- [DATA TO PROCESS]
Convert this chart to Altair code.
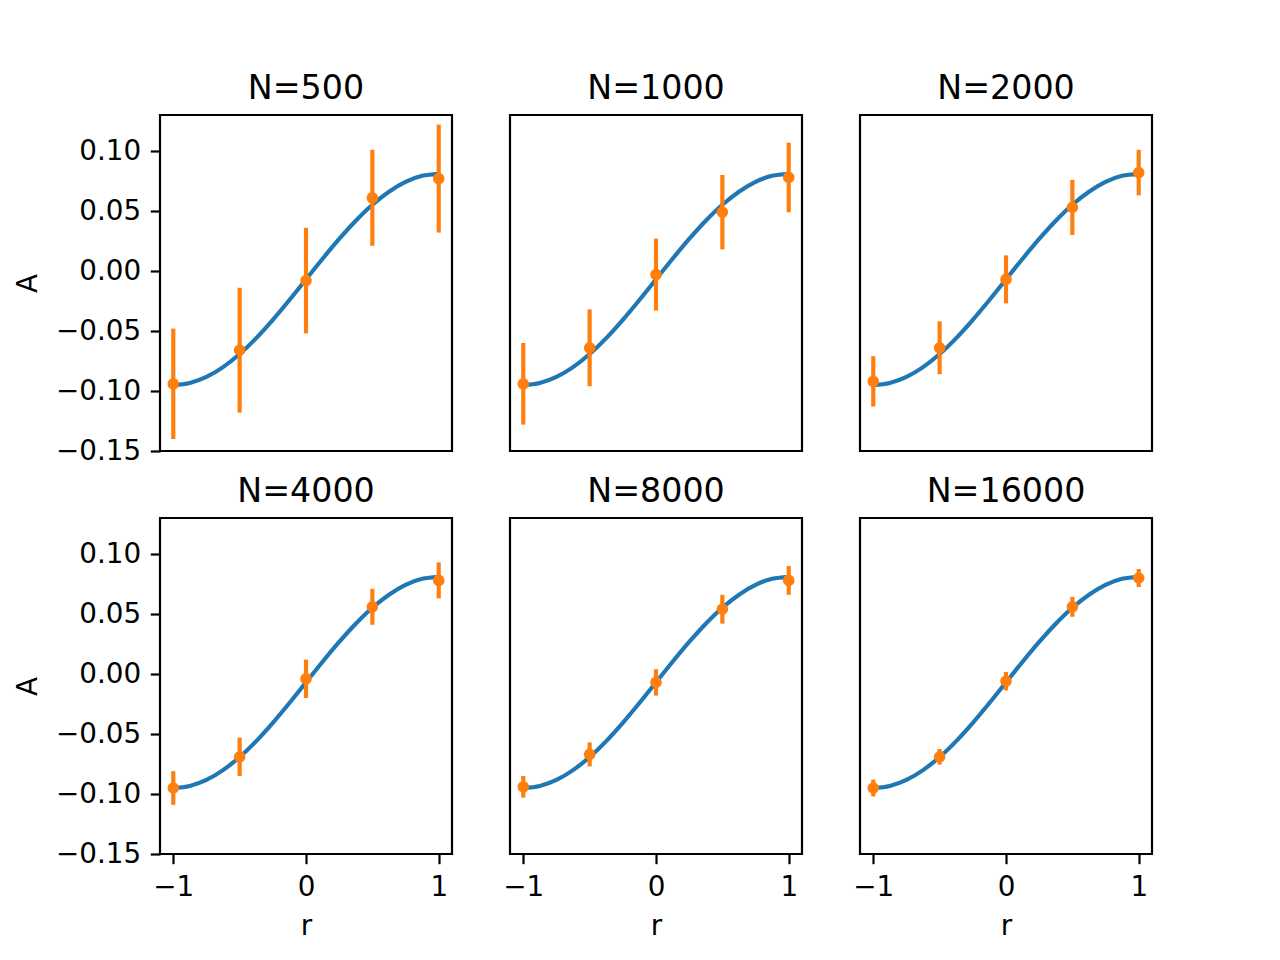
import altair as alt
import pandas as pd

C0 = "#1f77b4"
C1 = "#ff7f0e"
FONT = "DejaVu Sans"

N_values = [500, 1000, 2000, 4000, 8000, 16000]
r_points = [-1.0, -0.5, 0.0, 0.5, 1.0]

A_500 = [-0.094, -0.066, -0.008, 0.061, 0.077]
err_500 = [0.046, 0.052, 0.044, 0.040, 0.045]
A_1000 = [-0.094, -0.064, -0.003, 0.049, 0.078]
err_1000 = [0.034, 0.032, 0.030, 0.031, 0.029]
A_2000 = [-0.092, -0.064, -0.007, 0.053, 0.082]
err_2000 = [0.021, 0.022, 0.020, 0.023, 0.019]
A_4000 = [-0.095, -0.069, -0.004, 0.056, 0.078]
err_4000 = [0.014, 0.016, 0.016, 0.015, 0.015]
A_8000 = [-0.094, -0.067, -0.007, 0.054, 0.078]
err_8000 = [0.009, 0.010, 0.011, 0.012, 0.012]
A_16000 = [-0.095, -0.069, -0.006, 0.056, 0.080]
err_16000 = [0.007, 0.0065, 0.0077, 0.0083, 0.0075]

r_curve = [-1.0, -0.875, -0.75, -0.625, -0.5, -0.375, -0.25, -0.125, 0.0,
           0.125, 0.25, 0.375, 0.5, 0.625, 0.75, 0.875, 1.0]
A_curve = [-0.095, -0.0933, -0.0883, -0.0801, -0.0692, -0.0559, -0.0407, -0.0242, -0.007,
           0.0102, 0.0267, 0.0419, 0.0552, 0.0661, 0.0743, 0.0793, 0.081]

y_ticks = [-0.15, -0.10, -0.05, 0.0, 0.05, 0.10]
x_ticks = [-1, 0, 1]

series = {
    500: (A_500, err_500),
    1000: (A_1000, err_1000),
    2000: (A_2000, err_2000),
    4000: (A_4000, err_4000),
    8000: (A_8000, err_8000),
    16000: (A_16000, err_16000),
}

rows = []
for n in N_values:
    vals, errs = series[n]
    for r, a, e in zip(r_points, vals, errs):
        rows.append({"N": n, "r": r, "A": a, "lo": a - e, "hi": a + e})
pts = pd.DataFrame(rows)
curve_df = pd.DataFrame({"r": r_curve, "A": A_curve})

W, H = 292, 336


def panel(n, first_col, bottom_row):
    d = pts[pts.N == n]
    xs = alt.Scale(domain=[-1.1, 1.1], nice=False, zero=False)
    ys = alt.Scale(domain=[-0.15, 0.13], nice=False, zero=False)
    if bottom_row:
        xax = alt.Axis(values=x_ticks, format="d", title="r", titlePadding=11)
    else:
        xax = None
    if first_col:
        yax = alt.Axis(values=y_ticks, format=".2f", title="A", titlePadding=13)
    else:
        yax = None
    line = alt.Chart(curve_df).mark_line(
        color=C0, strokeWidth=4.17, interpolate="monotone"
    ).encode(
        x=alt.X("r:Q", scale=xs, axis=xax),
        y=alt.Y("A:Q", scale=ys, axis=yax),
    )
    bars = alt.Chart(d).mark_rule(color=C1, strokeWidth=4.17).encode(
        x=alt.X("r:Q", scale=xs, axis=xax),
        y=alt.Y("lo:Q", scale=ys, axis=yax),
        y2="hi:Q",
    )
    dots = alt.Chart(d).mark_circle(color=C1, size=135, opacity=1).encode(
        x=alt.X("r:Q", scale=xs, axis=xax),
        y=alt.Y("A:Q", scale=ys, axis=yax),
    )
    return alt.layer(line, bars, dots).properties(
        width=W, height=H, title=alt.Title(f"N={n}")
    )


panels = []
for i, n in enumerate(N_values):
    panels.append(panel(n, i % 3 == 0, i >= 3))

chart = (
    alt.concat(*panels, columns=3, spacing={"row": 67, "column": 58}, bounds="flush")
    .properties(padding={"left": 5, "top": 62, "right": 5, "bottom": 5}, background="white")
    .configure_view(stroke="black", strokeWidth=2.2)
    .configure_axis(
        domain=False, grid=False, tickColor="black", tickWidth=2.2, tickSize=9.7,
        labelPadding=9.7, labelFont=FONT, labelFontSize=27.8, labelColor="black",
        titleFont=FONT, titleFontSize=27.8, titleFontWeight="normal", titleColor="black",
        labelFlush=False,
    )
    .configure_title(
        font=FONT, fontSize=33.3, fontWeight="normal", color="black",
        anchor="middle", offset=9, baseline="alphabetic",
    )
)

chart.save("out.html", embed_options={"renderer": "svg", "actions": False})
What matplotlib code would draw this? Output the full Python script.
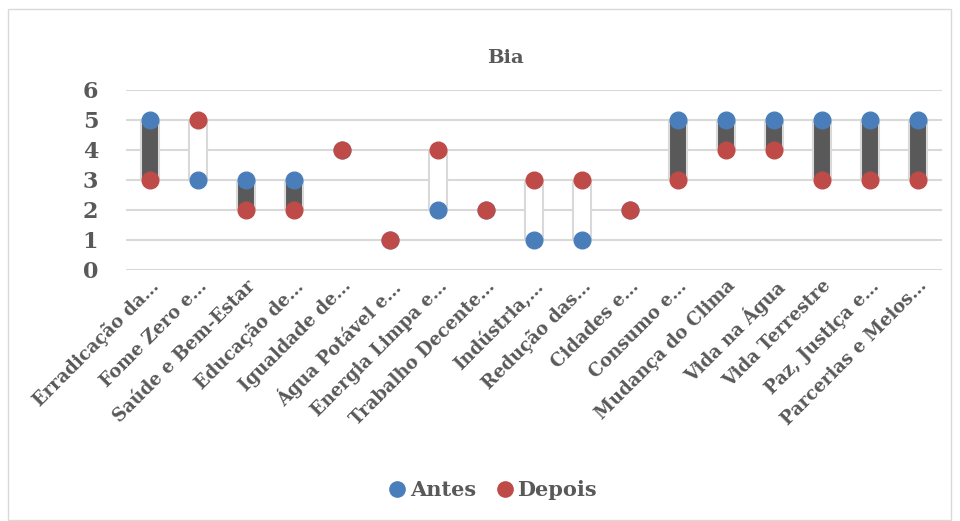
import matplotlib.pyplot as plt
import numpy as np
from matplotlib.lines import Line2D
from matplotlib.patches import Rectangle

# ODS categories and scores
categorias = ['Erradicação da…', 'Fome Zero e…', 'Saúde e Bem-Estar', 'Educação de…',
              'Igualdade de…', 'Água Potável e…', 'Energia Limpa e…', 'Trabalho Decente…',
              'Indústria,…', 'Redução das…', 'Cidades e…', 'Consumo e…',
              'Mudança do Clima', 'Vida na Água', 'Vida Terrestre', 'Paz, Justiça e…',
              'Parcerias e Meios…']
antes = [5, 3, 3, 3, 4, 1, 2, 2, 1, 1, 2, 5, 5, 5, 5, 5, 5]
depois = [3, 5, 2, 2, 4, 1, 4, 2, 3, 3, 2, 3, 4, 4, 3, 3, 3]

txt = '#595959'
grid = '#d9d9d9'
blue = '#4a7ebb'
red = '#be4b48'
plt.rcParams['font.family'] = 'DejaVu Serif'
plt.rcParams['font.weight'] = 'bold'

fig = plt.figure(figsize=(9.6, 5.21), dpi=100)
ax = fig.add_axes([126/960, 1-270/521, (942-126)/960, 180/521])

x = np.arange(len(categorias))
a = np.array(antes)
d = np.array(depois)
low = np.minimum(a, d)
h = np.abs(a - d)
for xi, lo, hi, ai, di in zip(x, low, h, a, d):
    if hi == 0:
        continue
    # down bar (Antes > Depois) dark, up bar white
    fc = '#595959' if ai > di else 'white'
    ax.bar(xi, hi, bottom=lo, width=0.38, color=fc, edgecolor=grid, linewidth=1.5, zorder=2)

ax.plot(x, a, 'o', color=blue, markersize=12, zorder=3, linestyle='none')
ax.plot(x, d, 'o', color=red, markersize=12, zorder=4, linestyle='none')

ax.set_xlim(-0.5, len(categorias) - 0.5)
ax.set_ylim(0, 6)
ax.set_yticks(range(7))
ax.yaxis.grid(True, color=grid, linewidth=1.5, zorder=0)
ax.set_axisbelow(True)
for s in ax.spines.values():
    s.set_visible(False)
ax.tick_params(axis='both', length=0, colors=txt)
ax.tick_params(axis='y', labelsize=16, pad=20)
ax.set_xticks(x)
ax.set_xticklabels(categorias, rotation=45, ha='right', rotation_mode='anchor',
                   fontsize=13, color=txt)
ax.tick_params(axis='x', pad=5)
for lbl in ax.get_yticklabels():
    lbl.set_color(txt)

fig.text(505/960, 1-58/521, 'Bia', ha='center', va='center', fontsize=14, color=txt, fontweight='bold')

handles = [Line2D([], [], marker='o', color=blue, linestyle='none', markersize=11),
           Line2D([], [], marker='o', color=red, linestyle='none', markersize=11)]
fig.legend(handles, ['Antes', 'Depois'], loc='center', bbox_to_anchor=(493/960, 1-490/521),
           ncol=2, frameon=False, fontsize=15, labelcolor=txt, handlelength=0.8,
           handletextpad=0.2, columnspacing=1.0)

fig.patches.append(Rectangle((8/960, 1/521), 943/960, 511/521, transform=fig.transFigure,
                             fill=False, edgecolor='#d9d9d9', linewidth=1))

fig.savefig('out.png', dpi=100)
* * *
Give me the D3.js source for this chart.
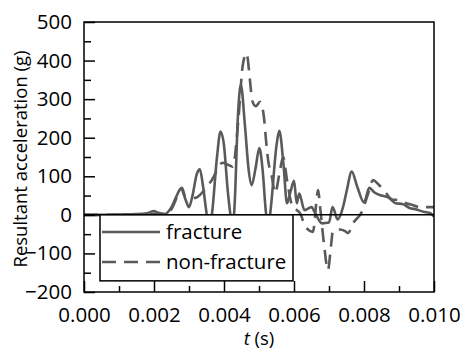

- [EXERCISE DIRECTIONS]
Quote only the lines running from the line with "What matplotlib code" to the line with "plt.rcParams['font.weight'] = 'bold'", ends included, exactly as they appear and without the pictures.

- [EXERCISE RESULT]
What matplotlib code would draw this? Output the full Python script.
import matplotlib.pyplot as plt
import numpy as np
from matplotlib.lines import Line2D
from matplotlib.patches import Rectangle

# ODS categories and scores
categorias = ['Erradicação da…', 'Fome Zero e…', 'Saúde e Bem-Estar', 'Educação de…',
              'Igualdade de…', 'Água Potável e…', 'Energia Limpa e…', 'Trabalho Decente…',
              'Indústria,…', 'Redução das…', 'Cidades e…', 'Consumo e…',
              'Mudança do Clima', 'Vida na Água', 'Vida Terrestre', 'Paz, Justiça e…',
              'Parcerias e Meios…']
antes = [5, 3, 3, 3, 4, 1, 2, 2, 1, 1, 2, 5, 5, 5, 5, 5, 5]
depois = [3, 5, 2, 2, 4, 1, 4, 2, 3, 3, 2, 3, 4, 4, 3, 3, 3]

txt = '#595959'
grid = '#d9d9d9'
blue = '#4a7ebb'
red = '#be4b48'
plt.rcParams['font.family'] = 'DejaVu Serif'
plt.rcParams['font.weight'] = 'bold'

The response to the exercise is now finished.